X Corp. wants out from under a long-running Federal Trade Commission consent order born of repeated privacy lapses. The social media giant, formerly Twitter, argues the 2022 decree no longer fits a company transformed under Elon Musk’s ownership. Privacy advocates disagree. Strongly.
On July 2, a coalition of 15 consumer and digital rights organizations sent a detailed letter to the FTC. They urged the agency to reject X’s May 15 petition to set aside or modify the order. The signatories include the Electronic Frontier Foundation, Electronic Privacy Information Center, Demand Progress Education Fund, National Consumers League and Public Citizen, among others. (Electronic Frontier Foundation)
The letter pulls no punches. It calls X’s claims of fundamental change “sweeping assurances” that “should be met with a healthy dose of skepticism, given evidence to the contrary.” Short. Direct. And backed by specifics.
The Order’s Long Shadow
This isn’t X’s first run-in with the FTC. Back in 2011, the agency settled charges that Twitter had failed to safeguard users’ personal information. Hackers gained access. The company agreed to stop misrepresenting its privacy and security practices. It had to build a comprehensive program and submit regular assessments to the FTC for 20 years. (Federal Trade Commission)
Then came 2022. The FTC hit Twitter with a $150 million penalty. Why? The company had used phone numbers and email addresses — provided by users strictly for account security — to target ads. It deceived 140 million people. The settlement renewed and extended the oversight, pushing reporting obligations out to 2042. X now calls that burden outdated, expensive and unnecessary. The petition claims the original violators have left. A new privacy program is in place. And continued oversight could hinder American leadership in artificial intelligence.
The FTC opened the matter for public comment on June 3. The window closed July 2 — the same day the coalition’s letter arrived. Regulators will now review the record and vote. (Federal Trade Commission)

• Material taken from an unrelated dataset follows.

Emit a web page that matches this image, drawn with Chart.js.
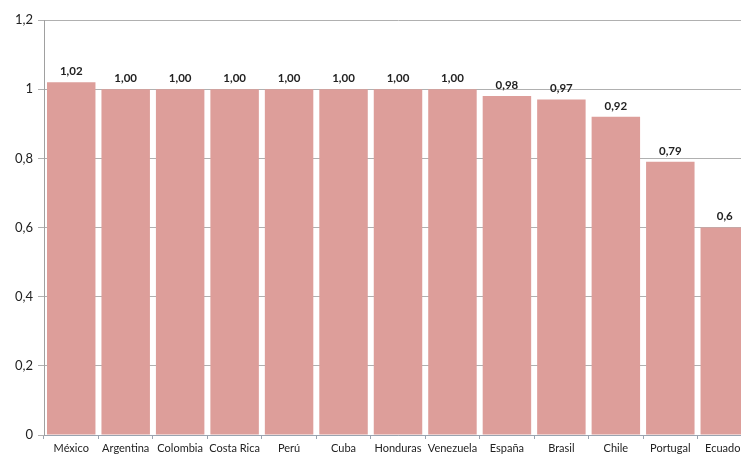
<!DOCTYPE html>
<html>
<head>
<meta charset="utf-8">
<script src="https://cdn.jsdelivr.net/npm/chart.js@4/dist/chart.umd.min.js"></script>
<style>
  html, body { margin: 0; padding: 0; background: #fff; overflow: hidden; }
  #wrap { width: 752px; height: 457px; }
</style>
</head>
<body>
<div id="wrap"><canvas id="c" width="752" height="457"></canvas></div>
<script>
const countries = ['México','Argentina','Colombia','Costa Rica','Perú','Cuba','Honduras','Venezuela','España','Brasil','Chile','Portugal','Ecuador'];
const values = [1.02, 1.00, 1.00, 1.00, 1.00, 1.00, 1.00, 1.00, 0.98, 0.97, 0.92, 0.79, 0.6];
const valueLabels = ['1,02','1,00','1,00','1,00','1,00','1,00','1,00','1,00','0,98','0,97','0,92','0,79','0,6'];

const FONT = 'Lato, "Open Sans", sans-serif';

const barLabels = {
  id: 'barLabels',
  afterDatasetsDraw(chart) {
    const ctx = chart.ctx;
    const meta = chart.getDatasetMeta(0);
    ctx.save();
    ctx.font = 'bold 11.5px ' + FONT;
    ctx.fillStyle = '#222';
    ctx.textAlign = 'center';
    ctx.textBaseline = 'bottom';
    meta.data.forEach((bar, i) => {
      ctx.fillText(valueLabels[i], bar.x, bar.y - 5);
    });
    ctx.restore();
  }
};

new Chart(document.getElementById('c'), {
  type: 'bar',
  plugins: [barLabels],
  data: {
    labels: countries,
    datasets: [{
      data: values,
      backgroundColor: '#dd9e9a',
      borderWidth: 0,
      categoryPercentage: 0.89,
      barPercentage: 1
    }]
  },
  options: {
    responsive: false,
    animation: false,
    layout: { padding: { top: 20, right: 0, bottom: 0, left: 0 } },
    plugins: { legend: { display: false }, tooltip: { enabled: false } },
    scales: {
      x: {
        grid: { offset: true, drawOnChartArea: false, drawTicks: true, tickLength: 4, color: '#9aa4b0' },
        border: { color: '#9aa4b0' },
        ticks: { color: '#222', font: { family: FONT, size: 11 }, maxRotation: 0, autoSkip: false, padding: 3 },
        afterFit(scale) { scale.height = 22; }
      },
      y: {
        min: 0, max: 1.2,
        grid: { color: '#b0b0b0', tickLength: 6 },
        border: { color: '#a0a0a0' },
        ticks: {
          stepSize: 0.2, color: '#222', font: { family: FONT, size: 13 }, padding: 5,
          callback: v => String(Math.round(v * 10) / 10).replace('.', ',')
        },
        afterFit(scale) { scale.width = 44; }
      }
    }
  }
});
</script>
</body>
</html>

But the advocates say X’s arguments don’t hold up. The order binds the corporate entity, not specific executives. Changing owners or staff doesn’t erase obligations. “Those obligations do not dissolve when the employees who negotiated or administered it depart,” the letter states.
Costs? The coalition pegs compliance at roughly $16.6 million over four years. That’s a rounding error next to X’s roughly $200 billion valuation after its xAI merger. Hardly the crushing load X describes.
And then there are the recent incidents. In 2024, X trained its Grok AI model on user data without proper consent, according to the letter. Lawsuits and investigations followed over the model’s generation of child sexual abuse material. A massive 2025 data breach exposed 2.8 billion records. These events suggest the company’s approach to data hasn’t fundamentally shifted. They echo the very secondary-use violations that triggered the 2022 order.
Far from helping AI progress, the advocates argue, lifting the order could amplify risks. Sophisticated attacks on models trained on vast user datasets have the power to supercharge privacy harms. Oversight remains essential.
The letter dismantles other X claims one by one. Other privacy laws, such as those in Europe, don’t substitute for FTC scrutiny. The order doesn’t violate the First Amendment. It provides effective relief that continues to serve a purpose. And the legal bar for modifying or terminating such a consent decree is high. X hasn’t cleared it.
Industry watchers note the broader stakes. Some legal experts, including those at Kelley Drye & Warren, have filed comments suggesting the FTC reconsider its typical 20-year order lengths in light of rapid technological change. They argue shorter durations could better balance enforcement with innovation. Yet the coalition sees this case as no place to experiment. Past violations were serious. Current evidence shows ongoing hazards. Consumer protection must come first.
So what happens next? The FTC faces a clear choice. Accept X’s view that a restructured company with new leadership deserves a clean slate. Or side with the advocates who say history, recent events and the order’s modest costs justify keeping the guardrails in place.
The advocates leave little doubt where they stand. “Strong safeguards on our information require eagle-eyed oversight when that data is abused and misused for profiteering ventures,” the letter concludes. “X’s actions not only showed us this in the past, but continue to do so in the present day.”
Regulators have heard both sides. The decision will signal how seriously the current FTC takes platform accountability in an AI-driven era. Privacy groups hope it reinforces a simple principle. Promises about user data aren’t easily walked back. Especially not by companies with X’s track record.